Written request = Pictures do not belong in the output. Reproduce exactly the lines from the start of the records through the line with "import pandas as pd".

____ Records shown

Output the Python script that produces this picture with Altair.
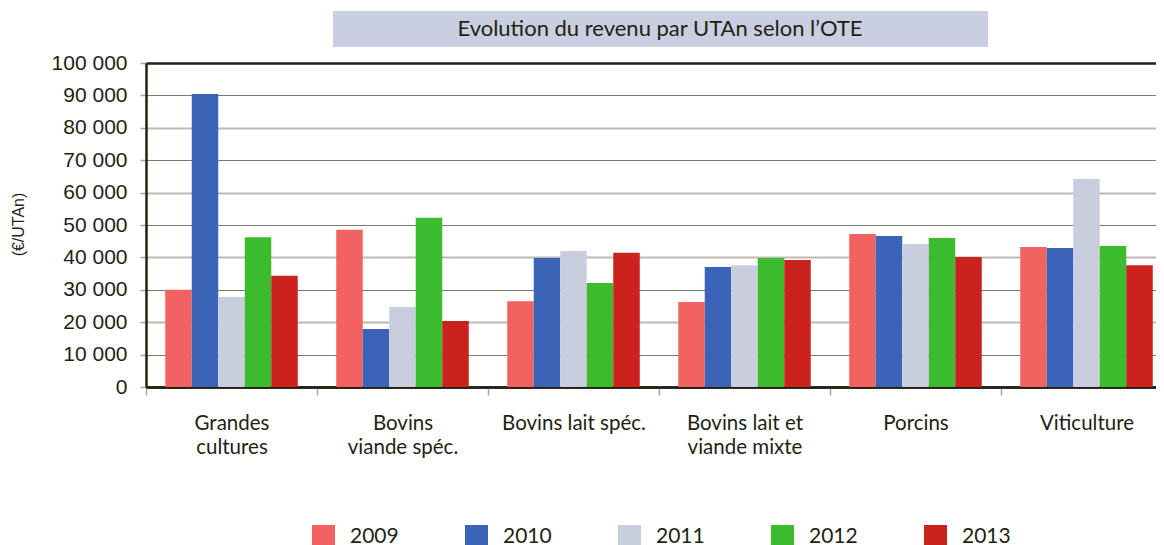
import altair as alt
import pandas as pd

title_text = "Evolution du revenu par UTAn selon l\u2019OTE"
categories = ["Grandes\ncultures", "Bovins\nviande spéc.", "Bovins lait spéc.",
              "Bovins lait et\nviande mixte", "Porcins", "Viticulture"]
years = ["2009", "2010", "2011", "2012", "2013"]
v2009 = [30000, 48500, 26500, 26200, 47200, 43200]
v2010 = [90400, 17900, 39800, 37000, 46600, 42900]
v2011 = [27800, 24700, 42000, 37600, 44100, 64200]
v2012 = [46200, 52200, 32100, 39800, 46000, 43500]
v2013 = [34300, 20400, 41400, 39200, 40100, 37600]
colors = ["#f26260", "#3b64b9", "#c9cede", "#3dbb2e", "#cb221d"]
y_ticks = list(range(0, 100001, 10000))

series = {"2009": v2009, "2010": v2010, "2011": v2011, "2012": v2012, "2013": v2013}
rows = []
for yr in years:
    for c, v in zip(categories, series[yr]):
        rows.append({"category": c, "year": yr, "value": v})
df = pd.DataFrame(rows)

DARK = "#231f14"

bars = alt.Chart(df).mark_bar().encode(
    x=alt.X("category:N", sort=categories,
            scale=alt.Scale(range=[0, 1026], paddingInner=0, paddingOuter=0),
            axis=alt.Axis(title=None, domainColor=DARK, domainWidth=2.5,
                          tickBand="extent", tickColor="#a8a5a0", tickSize=8, tickWidth=1.5,
                          labelFont="Lato", labelFontSize=20.5, labelColor=DARK, labelAngle=0,
                          labelExpr="split(datum.label, '\\n')", labelLineHeight=24,
                          labelPadding=18, labelBaseline="top", grid=False)),
    xOffset=alt.XOffset("year:N", sort=years,
                        scale=alt.Scale(paddingOuter=0.726, paddingInner=0)),
    y=alt.Y("value:Q", scale=alt.Scale(domain=[0, 100000]),
            axis=alt.Axis(values=y_ticks,
                          labelExpr="replace(format(datum.value, ','), ',', ' ')",
                          domainColor=DARK, domainWidth=2.5,
                          tickColor="#a8a5a0", tickSize=6, tickWidth=1.5,
                          labelFont="Liberation Sans", labelFontSize=21, labelColor=DARK,
                          labelPadding=13,
                          grid=True,
                          gridColor={"condition": [
                              {"test": "datum.value == 100000 || datum.value == 0", "value": DARK},
                              {"test": "datum.value % 20000 == 0", "value": "#bdbab5"}],
                              "value": "#7d7971"},
                          gridWidth={"condition": [
                              {"test": "datum.value == 100000 || datum.value == 0", "value": 2.5},
                              {"test": "datum.value % 20000 == 0", "value": 2}],
                              "value": 1.2},
                          title="(€/UTAn)", titleFont="Liberation Sans", titleFontSize=16,
                          titleFontWeight="normal", titleColor=DARK, titleAngle=270,
                          titleX=-128, titleY=161, titleAlign="center", titleBaseline="middle")),
    color=alt.Color("year:N", scale=alt.Scale(domain=years, range=colors),
                    legend=alt.Legend(title=None, orient="none", legendX=166, legendY=462,
                                      direction="horizontal", columns=5, symbolType="square",
                                      symbolSize=529, symbolStrokeWidth=0,
                                      labelFont="Lato", labelFontSize=21, labelColor=DARK,
                                      labelOffset=15, columnPadding=66, gridAlign="all",
                                      padding=0)),
)

tdf = pd.DataFrame({"t": [title_text]})
title_box = alt.Chart(tdf).mark_rect(color="#c9cee0").encode(
    x=alt.value(187), x2=alt.value(842), y=alt.value(-52), y2=alt.value(-16))
title_txt = alt.Chart(tdf).mark_text(font="Lato", fontSize=22, color=DARK,
                                     align="center", baseline="middle").encode(
    x=alt.value(514), y=alt.value(-34), text="t:N")

chart = alt.layer(title_box, title_txt, bars).properties(
    width=1010, height=324,
    padding={"left": 138, "top": 55, "right": 0, "bottom": 158},
    autosize=alt.AutoSizeParams(type="none"),
).configure_view(stroke=None)

chart.save("out.html", embed_options={"renderer": "svg", "actions": False})
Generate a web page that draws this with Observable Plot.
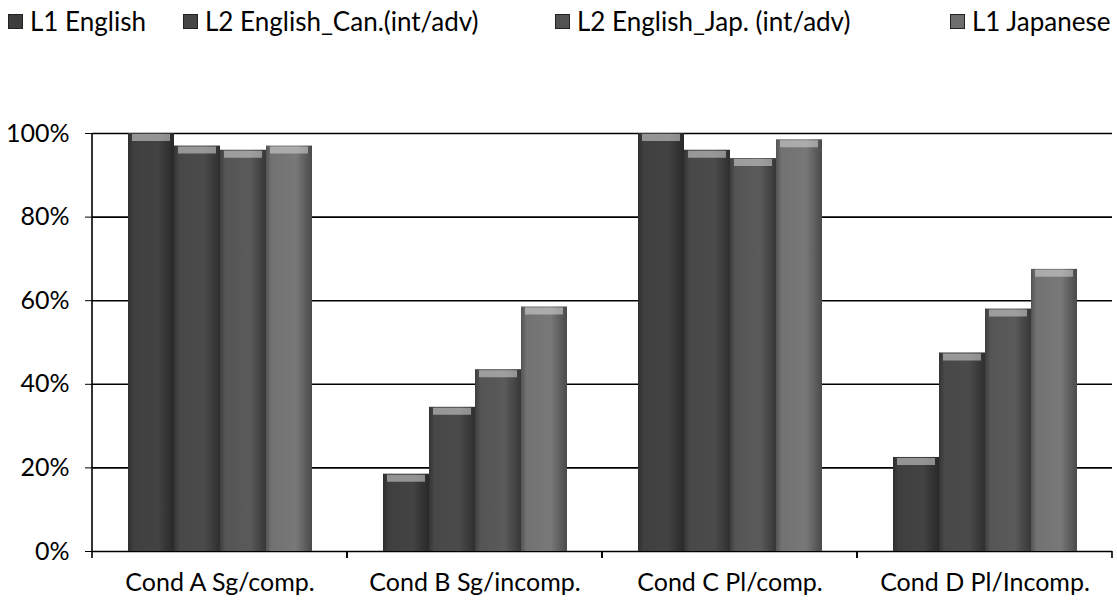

________

Finished exercise =
Output the Python script that produces this picture with Altair.
import altair as alt
import pandas as pd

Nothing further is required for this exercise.